The visualisations are based on a small dataset that shows the path of postal surveys among a network of people, connected to William Robertson (1721–1793). The data is the result of research by Dr. Ida Federica Pugliese, at the Moore Institute in NUI Galway.
The objective was to create a set of visualisations suitable for use by Ida during a conference presentation: “Questionnaires and Scholarly Networks in the Enlightenment”, given at the The Republic Of Letters Goes Digital Conference, NUI Galway, Ireland, 20 March, 2015.
Creating the visualisations
The visualisations were created using a process that relies on a number of tools:
- Excel was used to explore the dataset provided and to clean any obvious errors (such as additional commas or blank lines). The data was then exported as two .csv files, one containing the nodes, and one containing the edges.
- These .csv files were then imported into Gephi, which was used to create the network graphs. Some further details on this is provided below.
- Once each graph stage was complete, it was exported as a .svg file. This was then edited in Adobe Illustrator, which was used to improve the design. Again, more on this is given below. Each file was exported as a .png file, with a size suitable for use in a PowerPoint slide.
- Finally, the Nodes spreadsheet was exported from Gephi, and imported into Tableau. This was then used to create the Location/Profession heat-map image. Again, this was manually tweaked using Illustrator, after printing it to a PDF file in Tableau (Tableau does not give any way of exporting a vector file directly).
Preparing the data
The data was provided as a single Excel file, with two sheets, one for the Nodes, and one for the edges. To prepare it for use in Gephi, there was some minor formatting needed:
- In the Edges sheet, re-name the “Number of Connections” column to “Weight” – this is a keyword recognised by Gephi, which avoids the need to change the data once it’s inside Gephi. Similarly, the edges sheet should have columns called Source and Target, that contain Identifier numbers that correspond to the entries in the Nodes sheet – this will allow it to be imported without issue into Gephi.
- Clean the data: in this case, that meant removing an extra comma, and some blank lines. During this step, you should look out for any inconsistencies, errors or omissions that might cause problems for the tools being used on the data.
- Enhance the data. For the heat-map visualisation, the Geographic locations are divided based on their wider Network location (Europe, North America, South America) – doing that required an extra column be added to the spreadsheet.
Once the data preparation was complete, each sheet was saved as a .csv file.
Creating the Network Graph
Create a new graph in Gephi, and import the two
.csv files inside the Data Laboratory tab.
Because some of the visualisations we were interested in uses geo-data, it was important to set the datatype for the Latitude and Longitude columns as Double. This will avoid problems (which I encountered the first time I did this) later when creating geographic layouts with the network data.
To create the diagrams showing the network colour-coded by Profession or Location, use the Partition > Nodes tab. Select the dimension you want to use from the dropdown list (click the circular refresh button first if necessary).

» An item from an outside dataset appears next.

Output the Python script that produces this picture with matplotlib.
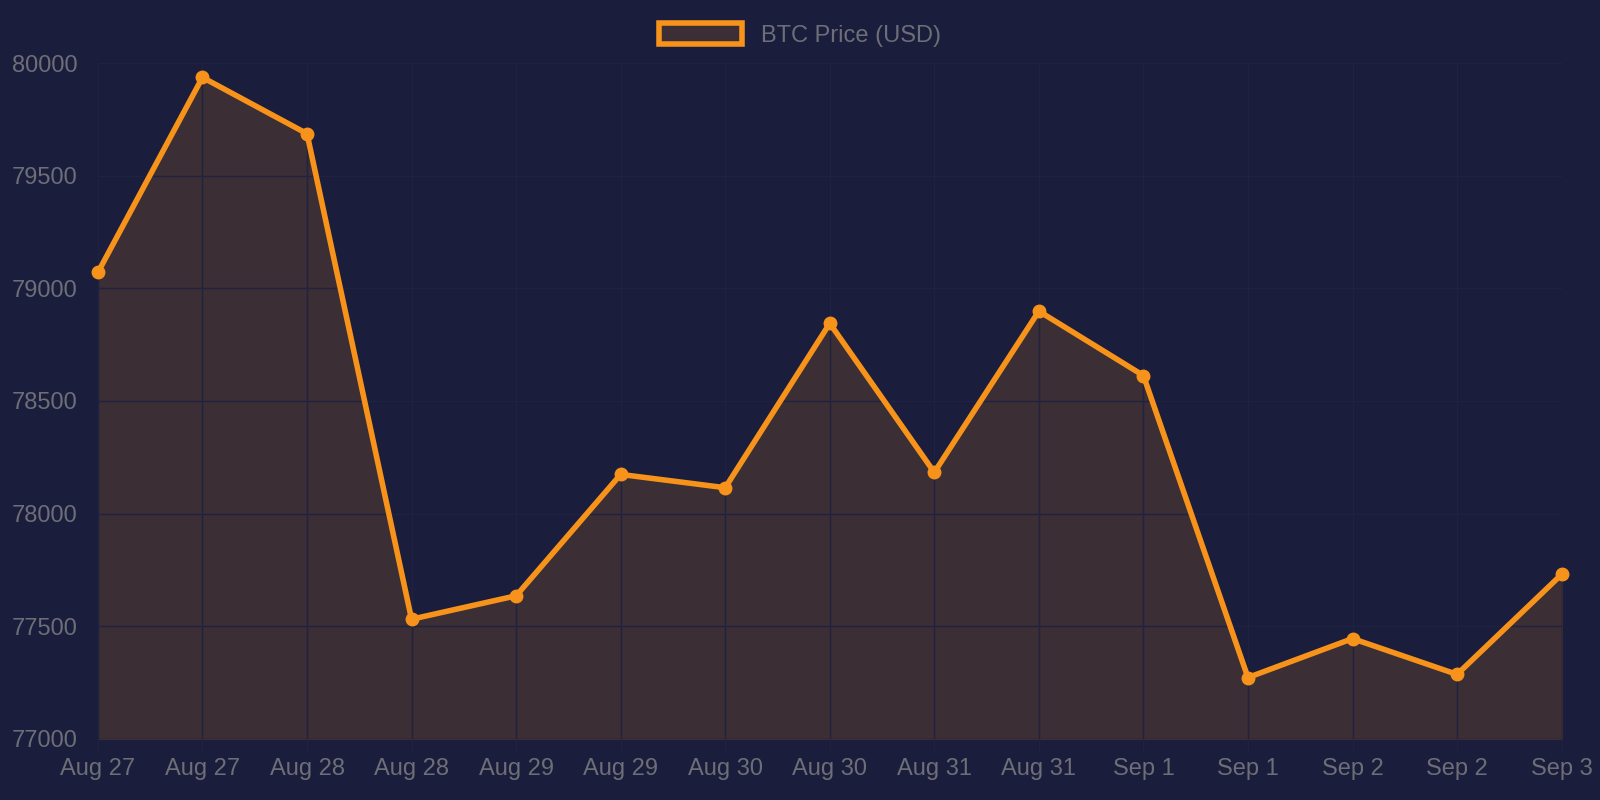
import matplotlib
matplotlib.use("Agg")
import matplotlib.pyplot as plt
from matplotlib.patches import Patch

labels = ["Aug 27","Aug 27","Aug 28","Aug 28","Aug 29","Aug 29","Aug 30","Aug 30",
          "Aug 31","Aug 31","Sep 1","Sep 1","Sep 2","Sep 2","Sep 3"]
prices = [79071,79937,79687,77531,77635,78174,78115,78845,78183,78899,78613,77272,77445,77286,77730]

bg = "#1a1d3b"
orange = "#f7931a"
fillc = "#3b2e35"
txt = "#6e6e78"

plt.rcParams['font.family'] = ['Liberation Sans', 'DejaVu Sans']
fig = plt.figure(figsize=(16, 8), dpi=100, facecolor=bg)
ax = fig.add_axes([0.0612, 0.0765, 0.9148, 0.8445], facecolor=bg)
x = list(range(len(prices)))
ax.fill_between(x, prices, 77000, color=fillc, zorder=1)
ax.plot(x, prices, color=orange, lw=4, marker='o', ms=9, zorder=3, clip_on=False)
ax.set_xlim(0, len(prices)-1)
ax.set_ylim(77000, 80000)
ax.set_xticks(x)
ax.set_xticklabels(labels)
ax.set_yticks(range(77000, 80001, 500))
ax.grid(True, color="#1f2240", lw=1)
for s in ax.spines.values():
    s.set_visible(False)
ax.tick_params(colors=txt, labelsize=17, length=8, color="#1f2240")
ax.tick_params(axis='x', pad=6)
ax.tick_params(axis='y', length=0, pad=62)
for l in ax.get_yticklabels():
    l.set_horizontalalignment('left')
fig.legend(handles=[Patch(facecolor=fillc, edgecolor=orange, lw=4, label="BTC Price (USD)")],
           loc='upper center', bbox_to_anchor=(0.5, 0.998), frameon=False,
           fontsize=17, labelcolor=txt, handlelength=3.5, handleheight=1.0)
fig.savefig("out.png", facecolor=bg)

This data dealt with people in set physical locations, initially given by a city location, but updated to include a latitude and longitude. There were two steps used to display the network on a map:
- Install the GeoLayout plugin for Gephi, and follow the instructions for its use (ensuring you have the correct datatype set for the lat/lon values)
- Export the
.svgfile and import it into Illustrator, where it is manually placed on a map layer. There were some design tweaks done, before the whole image was exported for use.
Note: Another option is to use the MapOfCountries plugin to display the background map within Gephi.
Cleaning up the Design
I found that Gephi gives you only so much control over the design of its output. For this reason, each
.svg file was opened in Adobe Illustrator, and a variety of changes were made.

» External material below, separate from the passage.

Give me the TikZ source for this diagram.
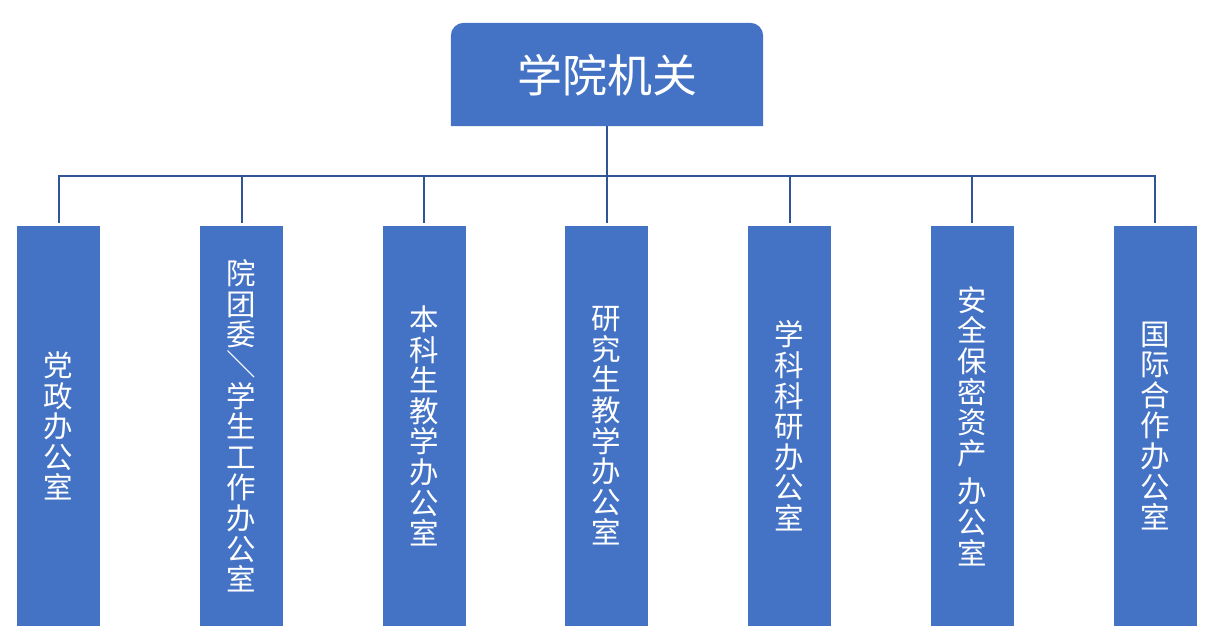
\documentclass[tikz,border=0pt]{standalone}
\usepackage{fontspec}
\newfontfamily\cjk{Noto Sans CJK SC}
\definecolor{boxblue}{HTML}{4472C4}
\definecolor{linkblue}{HTML}{2F5597}
\begin{document}
\begin{tikzpicture}[x=1pt,y=-1pt,
  conn/.style={draw=linkblue,line width=2pt},
  dept/.style={fill=boxblue,inner sep=0pt,minimum width=83pt,minimum height=400pt,
    text=white,align=center,font=\cjk\fontsize{29.5}{30.6}\selectfont},
  headbox/.style={inner sep=0pt,minimum width=312pt,minimum height=103pt,
    text=white,font=\cjk\fontsize{45}{50}\selectfont}]
\useasboundingbox (0,0) rectangle (1212,639);
\node[headbox] (top) at (607,74.5) {};
\fill[boxblue] (top.south west) [rounded corners=13pt] -- (top.north west) -- (top.north east) [sharp corners] -- (top.south east) -- cycle;
\node[headbox] (toptext) at (607,75) {学院机关};
\node[dept] (b1) at (58.5,426) {党\\政\\办\\公\\室};
\node[dept] (b2) at (241.5,426) {院\\团\\委\\\raisebox{1pt}{＼}\\学\\生\\工\\作\\办\\公\\室};
\node[dept] (b3) at (424,426) {本\\科\\生\\教\\学\\办\\公\\室};
\node[dept] (b4) at (606.5,426) {研\\究\\生\\教\\学\\办\\公\\室};
\node[dept] (b5) at (789.5,426) {学\\科\\科\\研\\办\\公\\室};
\node[dept] (b6) at (972,426) {安\\全\\保\\密\\资\\产\\[8pt]办\\公\\室};
\node[dept] (b7) at (1155,426) {国\\际\\合\\作\\办\\公\\室};
\coordinate (bus) at (0,176);
\draw[conn] (top.south) -- ([yshift=-1pt]top.south |- bus);
\draw[conn,line cap=rect] (b1.north |- bus) -- (b7.north |- bus);
\foreach \i in {1,...,7}{
  \draw[conn,shorten >=3pt] (b\i.north |- bus) -- (b\i.north);
}
\end{tikzpicture}
\end{document}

In general, the types of updates to each graph included:
- Setting up a layout the size of a PowerPoint slide, and re-sizing of the graph to fit the required area for display;
- Adding a new background;
- Formatting labels with new fonts, sizes and manual re-positioning – Gephi places the labels on the nodes, which can sometimes make reading them difficult. Doing this manually would be problematic in a larger graph.
- Adding legends, headings, etc where required
- Re-colouring, or changing the thickness of the edges, or arrows
- Re-colouring the nodes, or the node borders, to make them easier to see / differentiate.